Finance and Employment Secretary John Swinney this week welcomed a further fall in Scottish unemployment as new figures showed unemployment in Scotland declined by 10,000 over the three-month period February-April 2011 – the seventh consecutive reported fall.
The latest Labour Market Statistics show that the unemployment rate fell by 0.3 per cent to 7.7 per cent in Scotland – the same level as the UK as a whole. The level of total employment (for the population aged 16 and over) increased by 43,000 over the year in Scotland – which represents an increase of 1.1 per cent over the year, nearly three-times the UK-wide increase of 0.4 per cent. Scotland’s employment rate is 70.9 per cent – higher than the UK figure of 70.6 per cent.
The new figures also show that the economic inactivity rate in Scotland in the three month period February-April 2011 was 23.1 per cent – lower than 23.3 per cent across the UK. The claimant count rate in Scotland was unchanged in May at 5.2 per cent.
Mr Swinney said:-“The Scottish Government is committed to securing new jobs, investment and economic growth, and I welcome this further fall in unemployment.
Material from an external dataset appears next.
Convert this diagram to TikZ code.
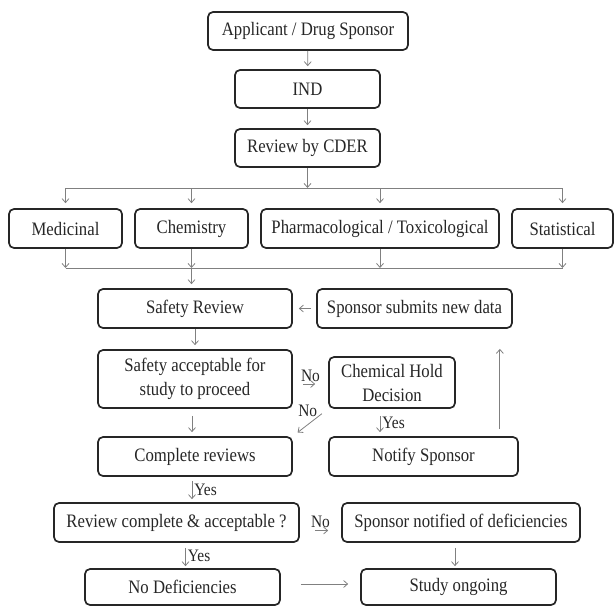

This marks the seventh consecutive reported fall in unemployment in Scotland, a decline of 10,000 during the three month period February-April 2011.
The figures also show that our employment rate is above the UK as a whole, and our economic inactivity rate remains lower than the rest of the UK.
The economic policy we are delivering in Scotland within our current powers – including maximising infrastructure investment as a driver of recovery – has resulted in workforce construction employment increasing by 11.6 per cent in the year to March, compared to a fall of 0.2 per cent across the UK as a whole.
But while I welcome continued falling unemployment, there can be no grounds for complacency and more needs to be done to support jobs, secure investment and boost economic activity across Scotland. That is why this Government is seeking new job-creating powers in the Scotland Bill, so that we can do more to support economic recovery and advance the interests of the people and economy of Scotland.”